*What you need to do*:
Find the line containing "Rebuild this chart" and copy it exactly, along with every line after it up to and including the line containing "4928, 5032, 5058, 5162, 6281, 7999, 8545];". Copy nothing else.

*Exercise material*:
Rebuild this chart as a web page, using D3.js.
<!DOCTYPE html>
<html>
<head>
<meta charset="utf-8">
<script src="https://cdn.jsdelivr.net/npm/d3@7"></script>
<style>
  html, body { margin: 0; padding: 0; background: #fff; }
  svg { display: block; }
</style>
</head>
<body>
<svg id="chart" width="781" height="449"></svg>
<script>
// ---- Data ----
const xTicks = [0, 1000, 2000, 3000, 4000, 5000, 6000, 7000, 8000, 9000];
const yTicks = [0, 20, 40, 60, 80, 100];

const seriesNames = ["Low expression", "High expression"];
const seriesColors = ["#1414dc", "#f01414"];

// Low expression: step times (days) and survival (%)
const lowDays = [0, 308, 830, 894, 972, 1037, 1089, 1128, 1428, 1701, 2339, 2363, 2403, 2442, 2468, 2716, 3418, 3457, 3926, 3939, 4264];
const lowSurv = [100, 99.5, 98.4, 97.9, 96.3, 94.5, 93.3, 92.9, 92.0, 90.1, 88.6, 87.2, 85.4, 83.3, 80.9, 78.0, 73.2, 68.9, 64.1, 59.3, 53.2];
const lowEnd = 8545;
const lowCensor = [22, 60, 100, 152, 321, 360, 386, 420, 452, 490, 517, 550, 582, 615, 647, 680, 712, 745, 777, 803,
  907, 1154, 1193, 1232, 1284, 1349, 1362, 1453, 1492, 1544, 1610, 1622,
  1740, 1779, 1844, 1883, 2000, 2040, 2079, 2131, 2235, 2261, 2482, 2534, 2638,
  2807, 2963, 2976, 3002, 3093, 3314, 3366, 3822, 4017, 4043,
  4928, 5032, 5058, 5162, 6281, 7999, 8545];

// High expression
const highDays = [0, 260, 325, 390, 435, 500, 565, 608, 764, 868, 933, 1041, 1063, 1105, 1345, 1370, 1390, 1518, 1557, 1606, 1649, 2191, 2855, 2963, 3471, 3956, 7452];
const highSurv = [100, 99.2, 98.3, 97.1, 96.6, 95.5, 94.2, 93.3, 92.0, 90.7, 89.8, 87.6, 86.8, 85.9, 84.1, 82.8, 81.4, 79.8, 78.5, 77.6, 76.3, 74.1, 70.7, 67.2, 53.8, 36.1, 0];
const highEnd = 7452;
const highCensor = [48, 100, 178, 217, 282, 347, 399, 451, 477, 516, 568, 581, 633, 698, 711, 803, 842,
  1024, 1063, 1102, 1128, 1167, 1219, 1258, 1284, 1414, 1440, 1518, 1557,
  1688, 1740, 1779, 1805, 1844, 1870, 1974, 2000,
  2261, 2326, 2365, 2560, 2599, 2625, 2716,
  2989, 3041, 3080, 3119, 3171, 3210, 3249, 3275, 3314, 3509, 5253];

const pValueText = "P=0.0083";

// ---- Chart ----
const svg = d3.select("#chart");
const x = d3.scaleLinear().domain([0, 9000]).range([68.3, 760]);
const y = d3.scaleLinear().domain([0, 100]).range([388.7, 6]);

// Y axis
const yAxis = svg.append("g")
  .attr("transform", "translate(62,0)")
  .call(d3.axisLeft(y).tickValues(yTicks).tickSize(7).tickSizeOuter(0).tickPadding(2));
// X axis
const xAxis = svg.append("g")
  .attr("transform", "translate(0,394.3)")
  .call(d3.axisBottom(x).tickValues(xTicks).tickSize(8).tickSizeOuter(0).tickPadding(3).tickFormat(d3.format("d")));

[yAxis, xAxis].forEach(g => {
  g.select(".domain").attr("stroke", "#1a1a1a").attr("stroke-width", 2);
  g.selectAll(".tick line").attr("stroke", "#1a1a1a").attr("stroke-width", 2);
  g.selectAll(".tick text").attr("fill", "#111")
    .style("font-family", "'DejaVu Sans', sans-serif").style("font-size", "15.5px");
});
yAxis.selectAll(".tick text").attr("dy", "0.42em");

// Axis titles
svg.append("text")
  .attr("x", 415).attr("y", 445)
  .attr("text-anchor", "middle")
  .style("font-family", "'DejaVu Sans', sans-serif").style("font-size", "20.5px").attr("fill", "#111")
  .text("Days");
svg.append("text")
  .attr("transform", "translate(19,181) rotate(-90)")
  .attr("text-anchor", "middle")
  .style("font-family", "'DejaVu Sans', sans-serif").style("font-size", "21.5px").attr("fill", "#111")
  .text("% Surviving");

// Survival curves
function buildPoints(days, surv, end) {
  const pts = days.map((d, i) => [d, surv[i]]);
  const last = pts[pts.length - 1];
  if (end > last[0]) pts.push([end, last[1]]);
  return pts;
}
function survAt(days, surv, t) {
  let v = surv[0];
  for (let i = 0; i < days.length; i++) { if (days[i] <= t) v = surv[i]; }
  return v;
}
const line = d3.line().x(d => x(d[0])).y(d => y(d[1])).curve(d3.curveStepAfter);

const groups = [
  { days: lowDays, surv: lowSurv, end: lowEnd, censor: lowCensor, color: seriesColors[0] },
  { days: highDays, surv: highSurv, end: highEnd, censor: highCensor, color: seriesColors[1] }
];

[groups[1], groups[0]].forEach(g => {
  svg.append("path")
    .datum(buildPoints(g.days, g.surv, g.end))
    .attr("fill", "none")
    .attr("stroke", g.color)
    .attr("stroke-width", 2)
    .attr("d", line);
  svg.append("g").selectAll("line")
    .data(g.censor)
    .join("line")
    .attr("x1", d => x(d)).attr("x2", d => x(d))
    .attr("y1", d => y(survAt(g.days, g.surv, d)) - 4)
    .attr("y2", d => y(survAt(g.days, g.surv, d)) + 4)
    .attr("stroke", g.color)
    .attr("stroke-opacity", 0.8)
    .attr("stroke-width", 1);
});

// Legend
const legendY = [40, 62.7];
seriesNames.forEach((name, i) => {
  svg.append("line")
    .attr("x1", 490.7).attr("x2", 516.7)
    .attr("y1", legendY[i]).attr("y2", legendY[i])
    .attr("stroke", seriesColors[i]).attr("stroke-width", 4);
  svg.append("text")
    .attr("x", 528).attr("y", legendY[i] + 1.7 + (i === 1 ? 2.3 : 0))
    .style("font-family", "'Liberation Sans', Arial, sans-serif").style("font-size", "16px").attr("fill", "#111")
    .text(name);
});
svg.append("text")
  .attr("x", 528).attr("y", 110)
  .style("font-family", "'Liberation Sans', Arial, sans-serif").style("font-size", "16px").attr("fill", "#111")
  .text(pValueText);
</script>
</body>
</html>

==

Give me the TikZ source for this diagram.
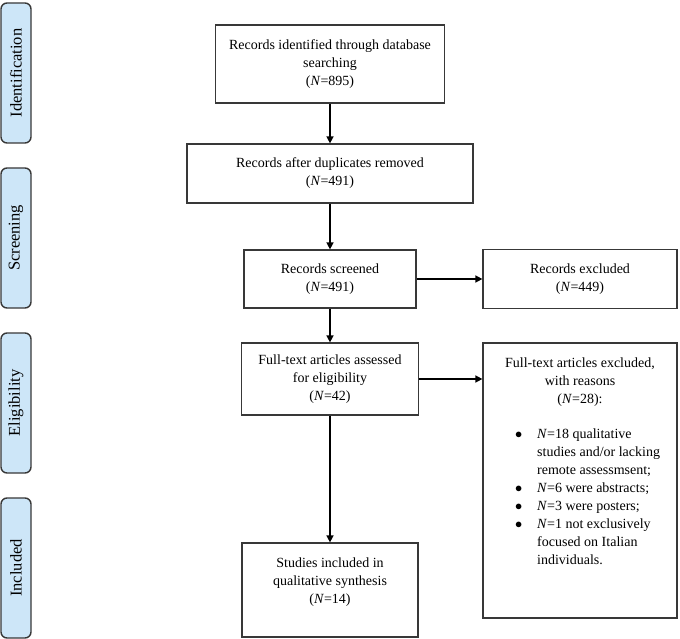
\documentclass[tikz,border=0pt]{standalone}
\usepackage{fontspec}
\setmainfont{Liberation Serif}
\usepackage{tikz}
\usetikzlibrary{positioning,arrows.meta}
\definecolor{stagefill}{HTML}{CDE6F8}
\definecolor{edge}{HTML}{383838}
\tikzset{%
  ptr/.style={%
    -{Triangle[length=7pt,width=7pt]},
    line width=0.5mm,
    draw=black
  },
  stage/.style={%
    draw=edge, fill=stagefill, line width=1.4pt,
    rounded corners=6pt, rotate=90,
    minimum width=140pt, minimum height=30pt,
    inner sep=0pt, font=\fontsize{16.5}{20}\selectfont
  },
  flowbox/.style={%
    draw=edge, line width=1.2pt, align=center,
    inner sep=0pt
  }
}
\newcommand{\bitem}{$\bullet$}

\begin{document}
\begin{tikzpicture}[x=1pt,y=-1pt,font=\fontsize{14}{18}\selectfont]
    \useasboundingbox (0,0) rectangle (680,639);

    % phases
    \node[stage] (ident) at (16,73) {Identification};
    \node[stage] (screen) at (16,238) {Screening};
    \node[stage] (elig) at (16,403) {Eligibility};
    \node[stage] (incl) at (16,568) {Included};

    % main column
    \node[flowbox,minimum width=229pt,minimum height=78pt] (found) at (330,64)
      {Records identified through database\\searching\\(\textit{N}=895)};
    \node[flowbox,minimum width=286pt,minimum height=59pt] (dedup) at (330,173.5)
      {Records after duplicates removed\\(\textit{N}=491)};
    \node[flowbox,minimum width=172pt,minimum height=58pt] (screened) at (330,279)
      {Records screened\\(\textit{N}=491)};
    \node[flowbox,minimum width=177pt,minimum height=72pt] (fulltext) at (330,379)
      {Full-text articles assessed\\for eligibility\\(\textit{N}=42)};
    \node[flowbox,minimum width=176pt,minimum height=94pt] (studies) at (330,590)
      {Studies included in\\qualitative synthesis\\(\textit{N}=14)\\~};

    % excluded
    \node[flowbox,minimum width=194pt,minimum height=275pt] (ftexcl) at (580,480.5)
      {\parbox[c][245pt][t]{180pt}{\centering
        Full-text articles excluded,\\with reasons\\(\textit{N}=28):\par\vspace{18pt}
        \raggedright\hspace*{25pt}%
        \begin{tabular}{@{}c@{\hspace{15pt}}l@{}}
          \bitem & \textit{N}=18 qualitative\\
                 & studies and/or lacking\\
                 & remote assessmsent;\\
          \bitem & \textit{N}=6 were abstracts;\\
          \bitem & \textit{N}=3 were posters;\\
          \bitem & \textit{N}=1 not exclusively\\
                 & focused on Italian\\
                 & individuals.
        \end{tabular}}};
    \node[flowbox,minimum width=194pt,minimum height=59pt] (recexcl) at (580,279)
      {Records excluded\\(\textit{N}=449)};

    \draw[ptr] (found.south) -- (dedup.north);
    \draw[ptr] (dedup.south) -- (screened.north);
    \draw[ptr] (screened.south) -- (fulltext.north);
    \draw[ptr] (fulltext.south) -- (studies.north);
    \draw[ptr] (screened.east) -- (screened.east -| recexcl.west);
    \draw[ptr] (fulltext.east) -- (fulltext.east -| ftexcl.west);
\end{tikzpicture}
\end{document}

==

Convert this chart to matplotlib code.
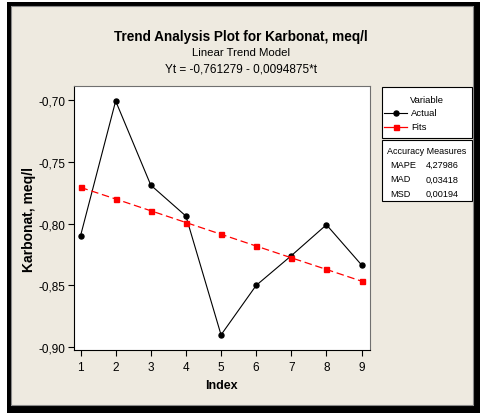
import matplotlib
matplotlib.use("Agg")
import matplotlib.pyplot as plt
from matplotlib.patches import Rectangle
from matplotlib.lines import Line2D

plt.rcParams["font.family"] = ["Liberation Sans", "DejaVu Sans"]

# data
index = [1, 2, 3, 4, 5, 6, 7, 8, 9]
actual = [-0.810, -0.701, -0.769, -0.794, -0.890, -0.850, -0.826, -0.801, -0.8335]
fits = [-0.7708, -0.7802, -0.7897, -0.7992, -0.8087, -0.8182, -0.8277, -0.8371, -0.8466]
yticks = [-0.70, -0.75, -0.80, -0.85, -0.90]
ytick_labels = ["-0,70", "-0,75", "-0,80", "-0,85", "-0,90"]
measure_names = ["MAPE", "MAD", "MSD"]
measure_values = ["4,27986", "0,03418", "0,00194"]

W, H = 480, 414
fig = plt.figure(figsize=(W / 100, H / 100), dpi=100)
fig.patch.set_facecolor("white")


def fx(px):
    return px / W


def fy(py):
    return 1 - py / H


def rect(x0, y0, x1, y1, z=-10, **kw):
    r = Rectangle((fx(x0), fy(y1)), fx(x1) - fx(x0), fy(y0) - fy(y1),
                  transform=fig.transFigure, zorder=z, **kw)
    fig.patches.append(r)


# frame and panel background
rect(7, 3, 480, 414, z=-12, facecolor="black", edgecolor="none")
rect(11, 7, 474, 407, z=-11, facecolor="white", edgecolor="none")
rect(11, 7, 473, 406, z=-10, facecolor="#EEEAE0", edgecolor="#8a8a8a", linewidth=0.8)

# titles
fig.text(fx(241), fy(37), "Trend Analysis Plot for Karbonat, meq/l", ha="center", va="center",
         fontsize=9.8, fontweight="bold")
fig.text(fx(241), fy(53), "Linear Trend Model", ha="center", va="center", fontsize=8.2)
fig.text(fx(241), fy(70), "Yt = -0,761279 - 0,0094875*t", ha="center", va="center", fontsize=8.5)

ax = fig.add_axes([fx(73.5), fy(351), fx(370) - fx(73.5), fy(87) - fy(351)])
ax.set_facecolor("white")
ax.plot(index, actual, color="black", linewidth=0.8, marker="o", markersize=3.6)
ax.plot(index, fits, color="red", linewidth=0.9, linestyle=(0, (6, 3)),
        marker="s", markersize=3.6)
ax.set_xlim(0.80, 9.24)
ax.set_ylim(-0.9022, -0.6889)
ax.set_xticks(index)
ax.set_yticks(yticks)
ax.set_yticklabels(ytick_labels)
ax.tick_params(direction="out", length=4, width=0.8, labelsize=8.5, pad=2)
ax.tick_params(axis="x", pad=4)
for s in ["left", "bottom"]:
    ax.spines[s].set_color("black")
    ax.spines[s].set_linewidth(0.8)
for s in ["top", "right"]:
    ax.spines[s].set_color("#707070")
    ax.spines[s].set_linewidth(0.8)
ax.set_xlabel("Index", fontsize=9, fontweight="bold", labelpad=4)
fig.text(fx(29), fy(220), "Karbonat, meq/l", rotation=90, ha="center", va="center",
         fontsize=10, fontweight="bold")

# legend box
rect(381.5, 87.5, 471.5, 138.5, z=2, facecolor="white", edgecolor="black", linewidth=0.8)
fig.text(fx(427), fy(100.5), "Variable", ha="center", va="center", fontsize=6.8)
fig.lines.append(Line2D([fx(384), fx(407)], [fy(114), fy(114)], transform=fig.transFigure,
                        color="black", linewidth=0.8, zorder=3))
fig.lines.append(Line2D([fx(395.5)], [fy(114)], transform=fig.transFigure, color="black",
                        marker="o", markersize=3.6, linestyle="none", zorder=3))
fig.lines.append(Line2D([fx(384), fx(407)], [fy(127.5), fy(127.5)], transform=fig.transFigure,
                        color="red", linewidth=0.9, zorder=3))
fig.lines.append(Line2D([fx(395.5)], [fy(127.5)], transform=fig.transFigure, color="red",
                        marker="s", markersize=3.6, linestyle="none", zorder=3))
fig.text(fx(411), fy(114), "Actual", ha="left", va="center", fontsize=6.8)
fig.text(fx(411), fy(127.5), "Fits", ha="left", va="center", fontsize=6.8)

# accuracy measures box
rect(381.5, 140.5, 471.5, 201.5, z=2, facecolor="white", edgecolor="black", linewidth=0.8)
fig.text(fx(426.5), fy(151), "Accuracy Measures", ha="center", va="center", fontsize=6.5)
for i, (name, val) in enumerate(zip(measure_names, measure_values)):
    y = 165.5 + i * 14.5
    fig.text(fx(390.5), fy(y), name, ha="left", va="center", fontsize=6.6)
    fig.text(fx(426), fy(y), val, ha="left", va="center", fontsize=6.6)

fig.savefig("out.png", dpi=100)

*Expected answer*:
Rebuild this chart as a web page, using D3.js.
<!DOCTYPE html>
<html>
<head>
<meta charset="utf-8">
<script src="https://cdn.jsdelivr.net/npm/d3@7"></script>
<style>
  html, body { margin: 0; padding: 0; background: #fff; }
  svg { display: block; }
</style>
</head>
<body>
<svg id="chart" width="781" height="449"></svg>
<script>
// ---- Data ----
const xTicks = [0, 1000, 2000, 3000, 4000, 5000, 6000, 7000, 8000, 9000];
const yTicks = [0, 20, 40, 60, 80, 100];

const seriesNames = ["Low expression", "High expression"];
const seriesColors = ["#1414dc", "#f01414"];

// Low expression: step times (days) and survival (%)
const lowDays = [0, 308, 830, 894, 972, 1037, 1089, 1128, 1428, 1701, 2339, 2363, 2403, 2442, 2468, 2716, 3418, 3457, 3926, 3939, 4264];
const lowSurv = [100, 99.5, 98.4, 97.9, 96.3, 94.5, 93.3, 92.9, 92.0, 90.1, 88.6, 87.2, 85.4, 83.3, 80.9, 78.0, 73.2, 68.9, 64.1, 59.3, 53.2];
const lowEnd = 8545;
const lowCensor = [22, 60, 100, 152, 321, 360, 386, 420, 452, 490, 517, 550, 582, 615, 647, 680, 712, 745, 777, 803,
  907, 1154, 1193, 1232, 1284, 1349, 1362, 1453, 1492, 1544, 1610, 1622,
  1740, 1779, 1844, 1883, 2000, 2040, 2079, 2131, 2235, 2261, 2482, 2534, 2638,
  2807, 2963, 2976, 3002, 3093, 3314, 3366, 3822, 4017, 4043,
  4928, 5032, 5058, 5162, 6281, 7999, 8545];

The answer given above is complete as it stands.